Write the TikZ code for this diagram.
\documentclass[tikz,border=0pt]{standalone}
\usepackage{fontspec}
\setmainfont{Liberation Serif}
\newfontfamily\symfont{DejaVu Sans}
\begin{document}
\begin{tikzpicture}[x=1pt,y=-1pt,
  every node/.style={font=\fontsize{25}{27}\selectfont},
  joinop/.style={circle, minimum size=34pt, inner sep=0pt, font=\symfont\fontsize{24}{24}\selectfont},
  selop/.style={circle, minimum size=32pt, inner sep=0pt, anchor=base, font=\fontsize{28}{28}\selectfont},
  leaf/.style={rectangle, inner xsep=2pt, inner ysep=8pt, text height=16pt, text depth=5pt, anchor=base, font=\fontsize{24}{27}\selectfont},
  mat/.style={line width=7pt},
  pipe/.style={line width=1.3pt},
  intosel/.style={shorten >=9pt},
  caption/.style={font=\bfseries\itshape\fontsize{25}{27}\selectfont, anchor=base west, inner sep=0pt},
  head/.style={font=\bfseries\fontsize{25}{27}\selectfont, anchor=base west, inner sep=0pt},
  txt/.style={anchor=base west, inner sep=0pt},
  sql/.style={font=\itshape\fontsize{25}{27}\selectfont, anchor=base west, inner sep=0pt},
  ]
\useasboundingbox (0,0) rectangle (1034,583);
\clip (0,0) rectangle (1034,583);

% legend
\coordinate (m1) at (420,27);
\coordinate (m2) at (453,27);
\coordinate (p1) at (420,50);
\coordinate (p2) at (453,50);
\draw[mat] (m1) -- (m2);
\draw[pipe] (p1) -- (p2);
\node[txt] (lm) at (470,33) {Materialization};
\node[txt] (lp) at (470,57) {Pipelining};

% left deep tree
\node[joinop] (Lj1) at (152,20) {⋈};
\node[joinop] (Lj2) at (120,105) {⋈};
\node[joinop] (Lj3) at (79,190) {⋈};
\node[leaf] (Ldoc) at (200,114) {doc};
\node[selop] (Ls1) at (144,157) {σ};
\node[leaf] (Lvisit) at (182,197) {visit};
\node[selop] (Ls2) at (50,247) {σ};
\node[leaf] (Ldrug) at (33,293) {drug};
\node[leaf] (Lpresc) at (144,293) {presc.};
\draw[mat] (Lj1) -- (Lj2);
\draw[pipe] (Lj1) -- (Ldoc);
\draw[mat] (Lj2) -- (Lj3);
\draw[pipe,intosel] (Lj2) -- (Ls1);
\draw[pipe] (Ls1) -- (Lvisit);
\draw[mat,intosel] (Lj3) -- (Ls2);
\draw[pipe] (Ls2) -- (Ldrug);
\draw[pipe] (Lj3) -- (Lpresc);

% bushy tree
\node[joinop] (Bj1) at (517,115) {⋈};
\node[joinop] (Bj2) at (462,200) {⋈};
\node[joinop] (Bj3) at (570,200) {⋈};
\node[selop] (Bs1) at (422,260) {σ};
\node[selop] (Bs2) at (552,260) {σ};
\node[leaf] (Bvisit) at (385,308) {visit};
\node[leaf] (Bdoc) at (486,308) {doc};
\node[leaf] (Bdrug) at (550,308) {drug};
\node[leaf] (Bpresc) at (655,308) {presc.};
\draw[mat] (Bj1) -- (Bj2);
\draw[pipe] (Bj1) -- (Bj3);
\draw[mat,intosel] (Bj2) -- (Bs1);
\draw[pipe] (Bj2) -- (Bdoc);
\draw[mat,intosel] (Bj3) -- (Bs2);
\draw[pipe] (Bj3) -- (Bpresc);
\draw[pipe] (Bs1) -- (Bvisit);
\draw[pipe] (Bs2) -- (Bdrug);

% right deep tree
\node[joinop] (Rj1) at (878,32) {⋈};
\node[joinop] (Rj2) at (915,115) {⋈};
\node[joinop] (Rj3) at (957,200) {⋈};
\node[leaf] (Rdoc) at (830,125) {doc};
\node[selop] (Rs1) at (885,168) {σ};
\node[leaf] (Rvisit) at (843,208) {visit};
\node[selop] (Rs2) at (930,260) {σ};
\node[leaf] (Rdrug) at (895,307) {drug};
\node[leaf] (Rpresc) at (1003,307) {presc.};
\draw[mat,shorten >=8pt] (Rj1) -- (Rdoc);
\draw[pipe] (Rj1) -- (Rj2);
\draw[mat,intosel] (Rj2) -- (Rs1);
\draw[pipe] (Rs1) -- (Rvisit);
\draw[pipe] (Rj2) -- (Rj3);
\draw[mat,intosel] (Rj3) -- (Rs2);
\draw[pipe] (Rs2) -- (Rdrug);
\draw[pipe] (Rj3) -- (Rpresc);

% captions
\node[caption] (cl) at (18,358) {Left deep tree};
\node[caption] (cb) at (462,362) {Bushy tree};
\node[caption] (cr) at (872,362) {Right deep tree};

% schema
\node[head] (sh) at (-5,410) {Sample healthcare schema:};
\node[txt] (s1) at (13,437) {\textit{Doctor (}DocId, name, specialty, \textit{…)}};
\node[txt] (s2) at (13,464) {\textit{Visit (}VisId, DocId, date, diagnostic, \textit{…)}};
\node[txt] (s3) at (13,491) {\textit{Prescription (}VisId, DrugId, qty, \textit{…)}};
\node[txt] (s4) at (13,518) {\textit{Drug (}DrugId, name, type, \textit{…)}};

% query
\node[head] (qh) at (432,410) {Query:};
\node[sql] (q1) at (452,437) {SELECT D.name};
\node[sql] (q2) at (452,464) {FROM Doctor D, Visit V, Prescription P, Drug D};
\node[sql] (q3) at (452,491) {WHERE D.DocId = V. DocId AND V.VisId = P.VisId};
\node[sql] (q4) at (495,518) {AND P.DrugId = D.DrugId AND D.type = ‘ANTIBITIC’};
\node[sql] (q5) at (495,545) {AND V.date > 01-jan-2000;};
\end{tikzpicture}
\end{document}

What is being asked => Restate the data above word for word, please.

The output =>
Write the TikZ code for this diagram.
\documentclass[tikz,border=0pt]{standalone}
\usepackage{fontspec}
\setmainfont{Liberation Serif}
\newfontfamily\symfont{DejaVu Sans}
\begin{document}
\begin{tikzpicture}[x=1pt,y=-1pt,
  every node/.style={font=\fontsize{25}{27}\selectfont},
  joinop/.style={circle, minimum size=34pt, inner sep=0pt, font=\symfont\fontsize{24}{24}\selectfont},
  selop/.style={circle, minimum size=32pt, inner sep=0pt, anchor=base, font=\fontsize{28}{28}\selectfont},
  leaf/.style={rectangle, inner xsep=2pt, inner ysep=8pt, text height=16pt, text depth=5pt, anchor=base, font=\fontsize{24}{27}\selectfont},
  mat/.style={line width=7pt},
  pipe/.style={line width=1.3pt},
  intosel/.style={shorten >=9pt},
  caption/.style={font=\bfseries\itshape\fontsize{25}{27}\selectfont, anchor=base west, inner sep=0pt},
  head/.style={font=\bfseries\fontsize{25}{27}\selectfont, anchor=base west, inner sep=0pt},
  txt/.style={anchor=base west, inner sep=0pt},
  sql/.style={font=\itshape\fontsize{25}{27}\selectfont, anchor=base west, inner sep=0pt},
  ]
\useasboundingbox (0,0) rectangle (1034,583);
\clip (0,0) rectangle (1034,583);

% legend
\coordinate (m1) at (420,27);
\coordinate (m2) at (453,27);
\coordinate (p1) at (420,50);
\coordinate (p2) at (453,50);
\draw[mat] (m1) -- (m2);
\draw[pipe] (p1) -- (p2);
\node[txt] (lm) at (470,33) {Materialization};
\node[txt] (lp) at (470,57) {Pipelining};

% left deep tree
\node[joinop] (Lj1) at (152,20) {⋈};
\node[joinop] (Lj2) at (120,105) {⋈};
\node[joinop] (Lj3) at (79,190) {⋈};
\node[leaf] (Ldoc) at (200,114) {doc};
\node[selop] (Ls1) at (144,157) {σ};
\node[leaf] (Lvisit) at (182,197) {visit};
\node[selop] (Ls2) at (50,247) {σ};
\node[leaf] (Ldrug) at (33,293) {drug};
\node[leaf] (Lpresc) at (144,293) {presc.};
\draw[mat] (Lj1) -- (Lj2);
\draw[pipe] (Lj1) -- (Ldoc);
\draw[mat] (Lj2) -- (Lj3);
\draw[pipe,intosel] (Lj2) -- (Ls1);
\draw[pipe] (Ls1) -- (Lvisit);
\draw[mat,intosel] (Lj3) -- (Ls2);
\draw[pipe] (Ls2) -- (Ldrug);
\draw[pipe] (Lj3) -- (Lpresc);

% bushy tree
\node[joinop] (Bj1) at (517,115) {⋈};
\node[joinop] (Bj2) at (462,200) {⋈};
\node[joinop] (Bj3) at (570,200) {⋈};
\node[selop] (Bs1) at (422,260) {σ};
\node[selop] (Bs2) at (552,260) {σ};
\node[leaf] (Bvisit) at (385,308) {visit};
\node[leaf] (Bdoc) at (486,308) {doc};
\node[leaf] (Bdrug) at (550,308) {drug};
\node[leaf] (Bpresc) at (655,308) {presc.};
\draw[mat] (Bj1) -- (Bj2);
\draw[pipe] (Bj1) -- (Bj3);
\draw[mat,intosel] (Bj2) -- (Bs1);
\draw[pipe] (Bj2) -- (Bdoc);
\draw[mat,intosel] (Bj3) -- (Bs2);
\draw[pipe] (Bj3) -- (Bpresc);
\draw[pipe] (Bs1) -- (Bvisit);
\draw[pipe] (Bs2) -- (Bdrug);

% right deep tree
\node[joinop] (Rj1) at (878,32) {⋈};
\node[joinop] (Rj2) at (915,115) {⋈};
\node[joinop] (Rj3) at (957,200) {⋈};
\node[leaf] (Rdoc) at (830,125) {doc};
\node[selop] (Rs1) at (885,168) {σ};
\node[leaf] (Rvisit) at (843,208) {visit};
\node[selop] (Rs2) at (930,260) {σ};
\node[leaf] (Rdrug) at (895,307) {drug};
\node[leaf] (Rpresc) at (1003,307) {presc.};
\draw[mat,shorten >=8pt] (Rj1) -- (Rdoc);
\draw[pipe] (Rj1) -- (Rj2);
\draw[mat,intosel] (Rj2) -- (Rs1);
\draw[pipe] (Rs1) -- (Rvisit);
\draw[pipe] (Rj2) -- (Rj3);
\draw[mat,intosel] (Rj3) -- (Rs2);
\draw[pipe] (Rs2) -- (Rdrug);
\draw[pipe] (Rj3) -- (Rpresc);

% captions
\node[caption] (cl) at (18,358) {Left deep tree};
\node[caption] (cb) at (462,362) {Bushy tree};
\node[caption] (cr) at (872,362) {Right deep tree};

% schema
\node[head] (sh) at (-5,410) {Sample healthcare schema:};
\node[txt] (s1) at (13,437) {\textit{Doctor (}DocId, name, specialty, \textit{…)}};
\node[txt] (s2) at (13,464) {\textit{Visit (}VisId, DocId, date, diagnostic, \textit{…)}};
\node[txt] (s3) at (13,491) {\textit{Prescription (}VisId, DrugId, qty, \textit{…)}};
\node[txt] (s4) at (13,518) {\textit{Drug (}DrugId, name, type, \textit{…)}};

% query
\node[head] (qh) at (432,410) {Query:};
\node[sql] (q1) at (452,437) {SELECT D.name};
\node[sql] (q2) at (452,464) {FROM Doctor D, Visit V, Prescription P, Drug D};
\node[sql] (q3) at (452,491) {WHERE D.DocId = V. DocId AND V.VisId = P.VisId};
\node[sql] (q4) at (495,518) {AND P.DrugId = D.DrugId AND D.type = ‘ANTIBITIC’};
\node[sql] (q5) at (495,545) {AND V.date > 01-jan-2000;};
\end{tikzpicture}
\end{document}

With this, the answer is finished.